Shipyard director fears radiation accident
Laid-up nuclear powered battle cruise in Severodvinsk has two reactors with spent nuclear fuel that haven’t been unloaded in 34 years.
“One can concede that a definite threat emanates from this ship to Severovinsk and its inhabitants,” says Zvezdochka CEO Vladimir Nikitin, quoted by the blog-site 7x7.
The nuclear powered battle cruiser “Admiral Ushakov” has been awaiting dismantlement at the shipyard on the coast of the White Sea for decades. The huge navy vessel has two reactors, of which the spent nuclear fuel have never been changed or removed since the vessel originally was commissioned back in 1980, the under the name “Kirov”.
“It’s necessary to unload spent nuclear fuel, to bring the cruiser in a safe state and remove it from the harbour area”, Vladimir Nikitin says, adding that the shipyard is in need of all available quay area.
The regional news agency Dvinainform reports that the military prosecutor in Severodvinsk, Pavel Konoshenko, has initiated examinations whether the old nuclear hulk poses any environmental threat to the city. Severodvinsk has nearly 200,000 inhabitants and the shipyard is located in short distance from the nearest apartment blocks.
Although both reactors are switched off, the state of the spent nuclear fuel is unknown. The cladding around the uranium fuel can be partly corroded or damaged during the years, and the reactors themselves are also likely contaminated with high-level radioactive compounds.
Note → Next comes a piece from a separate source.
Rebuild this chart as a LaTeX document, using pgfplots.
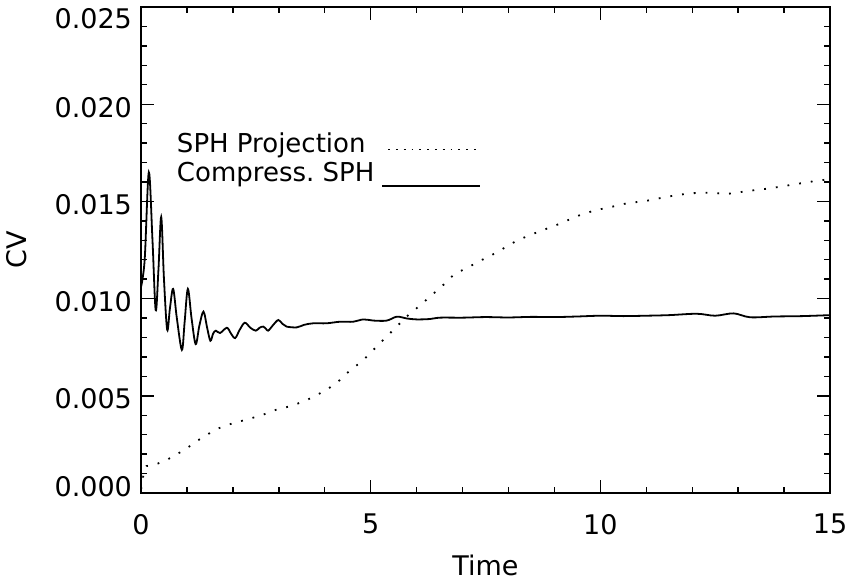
\documentclass[border=0pt]{standalone}
\usepackage{fontspec}
\setmainfont{DejaVu Sans}
\usepackage{pgfplots}
\pgfplotsset{compat=1.18}

\begin{document}
\begin{tikzpicture}
\begin{axis}[
  at={(0pt,0pt)}, anchor=south west,
  scale only axis,
  width=344.5pt, height=243pt,
  xmin=0, xmax=15, ymin=0, ymax=0.025,
  xtick={0,5,10,15},
  ytick={0,0.005,0.010,0.015,0.020,0.025},
  minor x tick num=4, minor y tick num=4,
  scaled y ticks=false,
  /pgf/number format/fixed, /pgf/number format/fixed zerofill,
  /pgf/number format/precision=3,
  /pgf/number format/assume math mode=true,
  yticklabel={\ifnum\ticknum=5\relax
      \raisebox{-6pt}[\height][\depth]{\pgfmathprintnumber{\tick}}%
    \else\ifnum\ticknum=0\relax
      \raisebox{3pt}[\height][\depth]{\pgfmathprintnumber{\tick}}%
    \else
      \raisebox{-1.5pt}[\height][\depth]{\pgfmathprintnumber{\tick}}%
    \fi\fi},
  xticklabel={\pgfmathprintnumber[fixed, precision=0]{\tick}},
  tick label style={font=\fontsize{13.5}{16}\selectfont},
  xticklabel style={yshift=-7pt},
  yticklabel style={xshift=-1pt},
  tick align=inside,
  major tick length=6.5pt, minor tick length=3pt,
  every tick/.style={black, line width=0.7pt},
  axis line style={line width=1pt},
  xlabel={Time}, ylabel={CV},
  label style={font=\fontsize{13.5}{16}\selectfont},
  xlabel style={at={(axis description cs:0.5,0)}, anchor=center, yshift=-36pt},
  ylabel style={at={(axis description cs:0,0.5)}, anchor=center, yshift=62pt},
  clip=true,
]
% Compress. SPH (solid)
\addplot[black, line width=0.9pt, smooth, tension=0.55] coordinates {
  (0.00,0.0106) (0.08,0.0120) (0.17,0.0165) (0.25,0.0130) (0.32,0.0094)
  (0.38,0.0115) (0.44,0.0142) (0.50,0.0110) (0.57,0.0084) (0.63,0.0095)
  (0.70,0.0105) (0.78,0.0090) (0.89,0.00736) (0.95,0.0088) (1.02,0.0105)
  (1.10,0.0090) (1.19,0.00766) (1.27,0.0086) (1.36,0.00933) (1.44,0.0085)
  (1.51,0.00783) (1.57,0.0082) (1.63,0.00835) (1.72,0.00823) (1.87,0.0085)
  (1.96,0.0082) (2.05,0.00797) (2.15,0.0084) (2.26,0.00876) (2.38,0.0085)
  (2.50,0.00835) (2.58,0.0085) (2.66,0.00856) (2.72,0.00845) (2.77,0.00835)
  (2.88,0.00865) (2.99,0.0089) (3.08,0.0087) (3.17,0.00856) (3.39,0.00852)
  (3.55,0.00865) (3.75,0.00873) (4.04,0.00873) (4.33,0.00881) (4.62,0.00881)
  (4.84,0.00893) (5.06,0.00887) (5.35,0.00887) (5.57,0.00907) (5.78,0.00898)
  (6.00,0.00893) (6.29,0.00895) (6.51,0.00902) (7.00,0.00902) (7.50,0.00905)
  (8.00,0.00903) (8.50,0.00906) (9.00,0.00905) (9.50,0.00908) (10.00,0.00912)
  (10.50,0.00910) (11.00,0.00912) (11.50,0.00915) (12.10,0.00922) (12.50,0.00912)
  (12.90,0.00924) (13.26,0.00904) (13.80,0.00908) (14.40,0.00910) (15.00,0.00915)
};
% SPH Projection (dotted)
\addplot[black, line width=0.9pt, dash pattern=on 0.9pt off 5pt] coordinates {
  (0.00,0.0002) (0.03,0.00041) (0.05,0.00093) (0.12,0.00139) (0.27,0.00142)
  (0.56,0.00170) (0.94,0.00221) (1.36,0.00290) (1.69,0.00333) (2.01,0.00360)
  (2.34,0.00380) (2.66,0.00403) (2.96,0.00430) (3.28,0.00448) (3.61,0.00478)
  (3.75,0.00495) (4.04,0.00530) (4.33,0.00581) (4.48,0.00616) (4.84,0.00684)
  (5.20,0.00770) (5.49,0.00838) (5.78,0.00907) (6.11,0.00972) (6.33,0.01018)
  (6.58,0.01070) (6.84,0.01130) (7.09,0.01156) (7.34,0.01190) (7.60,0.01219)
  (7.89,0.01258) (8.18,0.01298) (8.47,0.01327) (8.76,0.01353) (9.05,0.01379)
  (9.34,0.01408) (9.60,0.01434) (9.92,0.01456) (10.21,0.01470) (10.57,0.01490)
  (11.01,0.01503) (11.45,0.01524) (11.95,0.01542) (12.39,0.01545) (12.75,0.01538)
  (13.26,0.01555) (13.69,0.01567) (14.13,0.01584) (14.57,0.01601) (15.00,0.01615)
};
% legend
\node[anchor=base west, inner sep=0pt, font=\fontsize{13}{15}\selectfont] at (axis cs:0.775,0.01749) {SPH Projection};
\node[anchor=base west, inner sep=0pt, font=\fontsize{13}{15}\selectfont] at (axis cs:0.775,0.01600) {Compress.\ SPH};
\draw[black, line width=0.9pt, dash pattern=on 0.9pt off 3pt] (axis cs:5.38,0.01767) -- (axis cs:7.34,0.01767);
\draw[black, line width=0.9pt] (axis cs:5.25,0.01580) -- (axis cs:7.38,0.01580);
\end{axis}
\pgfresetboundingbox
\path[use as bounding box] (-70.5pt,-43pt) rectangle (356.5pt,246.5pt);
\end{tikzpicture}
\end{document}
An unloading operation of such old nuclear fuel is a risky operation, including scenarios like steam explosion and uncontrolled chain reaction.
Zvezdockha specialists estimate that decommissioning of such a huge nuclear powered battle cruiser could be 10 times as costly as a traditional decommissioning of a submarine.
“Admiral Ushakov” is the sister vessel to “Pyotr Veliky” that still is in operation with the Russian Northern fleet based in Severomorsk on the Kola Peninsula.